-- Start of Data extract --
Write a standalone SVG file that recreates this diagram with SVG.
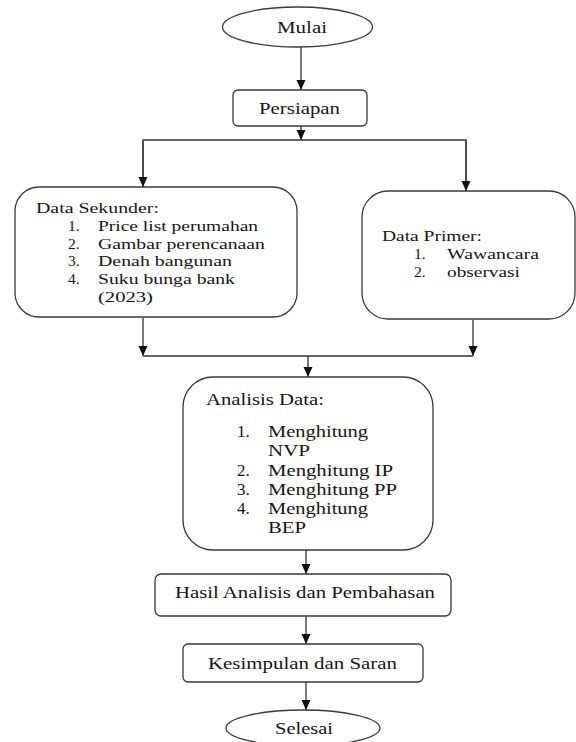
<svg xmlns="http://www.w3.org/2000/svg" width="576" height="742" viewBox="0 0 576 742">
<defs>
<style>
.box{fill:#fff;stroke:#3a3a3a;stroke-width:1.3}
.ln{fill:none;stroke:#333;stroke-width:1.3}
text{font-family:'Liberation Serif','Times New Roman',serif;fill:#151515}
.t{font-size:17px}
.s{font-size:15.5px}
</style>
<marker id="ah" markerUnits="userSpaceOnUse" markerWidth="10" markerHeight="10" viewBox="0 0 10 10" refX="10" refY="5" orient="auto">
<path d="M0,0.5 L10,5 L0,9.5 Z" fill="#111"/>
</marker>
</defs>
<rect width="576" height="742" fill="#fff"/>

<g id="connectors">
<line class="ln" x1="301" y1="47" x2="301" y2="90" marker-end="url(#ah)"/>
<line class="ln" x1="301" y1="126" x2="301" y2="140" marker-end="url(#ah)"/>
<polyline class="ln" points="143,187 143,140 466,140 466,191"/>
<line class="ln" x1="143" y1="141" x2="143" y2="187" marker-end="url(#ah)"/>
<line class="ln" x1="466" y1="141" x2="466" y2="191" marker-end="url(#ah)"/>
<line class="ln" x1="143" y1="318" x2="143" y2="356" marker-end="url(#ah)"/>
<line class="ln" x1="473" y1="320" x2="473" y2="356" marker-end="url(#ah)"/>
<line class="ln" x1="143" y1="356" x2="473" y2="356"/>
<line class="ln" x1="308" y1="356" x2="308" y2="377" marker-end="url(#ah)"/>
<line class="ln" x1="306" y1="550" x2="306" y2="574" marker-end="url(#ah)"/>
<line class="ln" x1="306" y1="616" x2="306" y2="644" marker-end="url(#ah)"/>
<line class="ln" x1="306" y1="682" x2="306" y2="710" marker-end="url(#ah)"/>
</g>

<g id="mulai">
<ellipse class="box" cx="297.5" cy="27" rx="75" ry="20"/>
<text class="t" x="277" y="33" textLength="50" lengthAdjust="spacingAndGlyphs">Mulai</text>
</g>

<g id="persiapan">
<rect class="box" x="233" y="90" width="134" height="36" rx="5"/>
<text class="t" x="259" y="114" textLength="81" lengthAdjust="spacingAndGlyphs">Persiapan</text>
</g>

<g id="data-sekunder">
<rect class="box" x="15" y="187" width="282" height="130" rx="24"/>
<text class="s" x="36" y="213" textLength="123" lengthAdjust="spacingAndGlyphs">Data Sekunder:</text>
<text class="s" x="68" y="231">1.</text>
<text class="s" x="98" y="231" textLength="160" lengthAdjust="spacingAndGlyphs">Price list perumahan</text>
<text class="s" x="68" y="249">2.</text>
<text class="s" x="98" y="249" textLength="167" lengthAdjust="spacingAndGlyphs">Gambar perencanaan</text>
<text class="s" x="68" y="266">3.</text>
<text class="s" x="98" y="266" textLength="134" lengthAdjust="spacingAndGlyphs">Denah bangunan</text>
<text class="s" x="68" y="284">4.</text>
<text class="s" x="98" y="284" textLength="137" lengthAdjust="spacingAndGlyphs">Suku bunga bank</text>
<text class="s" x="98" y="302" textLength="55" lengthAdjust="spacingAndGlyphs">(2023)</text>
</g>

<g id="data-primer">
<rect class="box" x="362" y="191" width="213" height="128" rx="26"/>
<text class="s" x="382" y="241" textLength="100" lengthAdjust="spacingAndGlyphs">Data Primer:</text>
<text class="s" x="414" y="259">1.</text>
<text class="s" x="447" y="259" textLength="92" lengthAdjust="spacingAndGlyphs">Wawancara</text>
<text class="s" x="414" y="277">2.</text>
<text class="s" x="447" y="277" textLength="73" lengthAdjust="spacingAndGlyphs">observasi</text>
</g>

<g id="analisis-data">
<rect class="box" x="183" y="377" width="250" height="173" rx="30"/>
<text class="t" x="206" y="405" textLength="118" lengthAdjust="spacingAndGlyphs">Analisis Data:</text>
<text class="t" x="237" y="437">1.</text>
<text class="t" x="268" y="437" textLength="100" lengthAdjust="spacingAndGlyphs">Menghitung</text>
<text class="t" x="268" y="456" textLength="42" lengthAdjust="spacingAndGlyphs">NVP</text>
<text class="t" x="237" y="476">2.</text>
<text class="t" x="268" y="476" textLength="125" lengthAdjust="spacingAndGlyphs">Menghitung IP</text>
<text class="t" x="237" y="495">3.</text>
<text class="t" x="268" y="495" textLength="129" lengthAdjust="spacingAndGlyphs">Menghitung PP</text>
<text class="t" x="237" y="514">4.</text>
<text class="t" x="268" y="514" textLength="100" lengthAdjust="spacingAndGlyphs">Menghitung</text>
<text class="t" x="268" y="533" textLength="38" lengthAdjust="spacingAndGlyphs">BEP</text>
</g>

<g id="hasil">
<rect class="box" x="155" y="574" width="296" height="42" rx="6"/>
<text class="t" x="175" y="598" textLength="260" lengthAdjust="spacingAndGlyphs">Hasil Analisis dan Pembahasan</text>
</g>

<g id="kesimpulan">
<rect class="box" x="183" y="644" width="240" height="38" rx="5"/>
<text class="t" x="208" y="669" textLength="189" lengthAdjust="spacingAndGlyphs">Kesimpulan dan Saran</text>
</g>

<g id="selesai">
<ellipse class="box" cx="303" cy="728" rx="77" ry="18"/>
<text class="t" x="275" y="734" textLength="58" lengthAdjust="spacingAndGlyphs">Selesai</text>
</g>
</svg>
-- End of Data extract --
**Set exercise**.
Extract the full listing above verbatim; pictures are to be left out of the copy.

**Finished exercise**.
Write a standalone SVG file that recreates this diagram with SVG.
<svg xmlns="http://www.w3.org/2000/svg" width="576" height="742" viewBox="0 0 576 742">
<defs>
<style>
.box{fill:#fff;stroke:#3a3a3a;stroke-width:1.3}
.ln{fill:none;stroke:#333;stroke-width:1.3}
text{font-family:'Liberation Serif','Times New Roman',serif;fill:#151515}
.t{font-size:17px}
.s{font-size:15.5px}
</style>
<marker id="ah" markerUnits="userSpaceOnUse" markerWidth="10" markerHeight="10" viewBox="0 0 10 10" refX="10" refY="5" orient="auto">
<path d="M0,0.5 L10,5 L0,9.5 Z" fill="#111"/>
</marker>
</defs>
<rect width="576" height="742" fill="#fff"/>

<g id="connectors">
<line class="ln" x1="301" y1="47" x2="301" y2="90" marker-end="url(#ah)"/>
<line class="ln" x1="301" y1="126" x2="301" y2="140" marker-end="url(#ah)"/>
<polyline class="ln" points="143,187 143,140 466,140 466,191"/>
<line class="ln" x1="143" y1="141" x2="143" y2="187" marker-end="url(#ah)"/>
<line class="ln" x1="466" y1="141" x2="466" y2="191" marker-end="url(#ah)"/>
<line class="ln" x1="143" y1="318" x2="143" y2="356" marker-end="url(#ah)"/>
<line class="ln" x1="473" y1="320" x2="473" y2="356" marker-end="url(#ah)"/>
<line class="ln" x1="143" y1="356" x2="473" y2="356"/>
<line class="ln" x1="308" y1="356" x2="308" y2="377" marker-end="url(#ah)"/>
<line class="ln" x1="306" y1="550" x2="306" y2="574" marker-end="url(#ah)"/>
<line class="ln" x1="306" y1="616" x2="306" y2="644" marker-end="url(#ah)"/>
<line class="ln" x1="306" y1="682" x2="306" y2="710" marker-end="url(#ah)"/>
</g>

<g id="mulai">
<ellipse class="box" cx="297.5" cy="27" rx="75" ry="20"/>
<text class="t" x="277" y="33" textLength="50" lengthAdjust="spacingAndGlyphs">Mulai</text>
</g>

<g id="persiapan">
<rect class="box" x="233" y="90" width="134" height="36" rx="5"/>
<text class="t" x="259" y="114" textLength="81" lengthAdjust="spacingAndGlyphs">Persiapan</text>
</g>

<g id="data-sekunder">
<rect class="box" x="15" y="187" width="282" height="130" rx="24"/>
<text class="s" x="36" y="213" textLength="123" lengthAdjust="spacingAndGlyphs">Data Sekunder:</text>
<text class="s" x="68" y="231">1.</text>
<text class="s" x="98" y="231" textLength="160" lengthAdjust="spacingAndGlyphs">Price list perumahan</text>
<text class="s" x="68" y="249">2.</text>
<text class="s" x="98" y="249" textLength="167" lengthAdjust="spacingAndGlyphs">Gambar perencanaan</text>
<text class="s" x="68" y="266">3.</text>
<text class="s" x="98" y="266" textLength="134" lengthAdjust="spacingAndGlyphs">Denah bangunan</text>
<text class="s" x="68" y="284">4.</text>
<text class="s" x="98" y="284" textLength="137" lengthAdjust="spacingAndGlyphs">Suku bunga bank</text>
<text class="s" x="98" y="302" textLength="55" lengthAdjust="spacingAndGlyphs">(2023)</text>
</g>

<g id="data-primer">
<rect class="box" x="362" y="191" width="213" height="128" rx="26"/>
<text class="s" x="382" y="241" textLength="100" lengthAdjust="spacingAndGlyphs">Data Primer:</text>
<text class="s" x="414" y="259">1.</text>
<text class="s" x="447" y="259" textLength="92" lengthAdjust="spacingAndGlyphs">Wawancara</text>
<text class="s" x="414" y="277">2.</text>
<text class="s" x="447" y="277" textLength="73" lengthAdjust="spacingAndGlyphs">observasi</text>
</g>

<g id="analisis-data">
<rect class="box" x="183" y="377" width="250" height="173" rx="30"/>
<text class="t" x="206" y="405" textLength="118" lengthAdjust="spacingAndGlyphs">Analisis Data:</text>
<text class="t" x="237" y="437">1.</text>
<text class="t" x="268" y="437" textLength="100" lengthAdjust="spacingAndGlyphs">Menghitung</text>
<text class="t" x="268" y="456" textLength="42" lengthAdjust="spacingAndGlyphs">NVP</text>
<text class="t" x="237" y="476">2.</text>
<text class="t" x="268" y="476" textLength="125" lengthAdjust="spacingAndGlyphs">Menghitung IP</text>
<text class="t" x="237" y="495">3.</text>
<text class="t" x="268" y="495" textLength="129" lengthAdjust="spacingAndGlyphs">Menghitung PP</text>
<text class="t" x="237" y="514">4.</text>
<text class="t" x="268" y="514" textLength="100" lengthAdjust="spacingAndGlyphs">Menghitung</text>
<text class="t" x="268" y="533" textLength="38" lengthAdjust="spacingAndGlyphs">BEP</text>
</g>

<g id="hasil">
<rect class="box" x="155" y="574" width="296" height="42" rx="6"/>
<text class="t" x="175" y="598" textLength="260" lengthAdjust="spacingAndGlyphs">Hasil Analisis dan Pembahasan</text>
</g>

<g id="kesimpulan">
<rect class="box" x="183" y="644" width="240" height="38" rx="5"/>
<text class="t" x="208" y="669" textLength="189" lengthAdjust="spacingAndGlyphs">Kesimpulan dan Saran</text>
</g>

<g id="selesai">
<ellipse class="box" cx="303" cy="728" rx="77" ry="18"/>
<text class="t" x="275" y="734" textLength="58" lengthAdjust="spacingAndGlyphs">Selesai</text>
</g>
</svg>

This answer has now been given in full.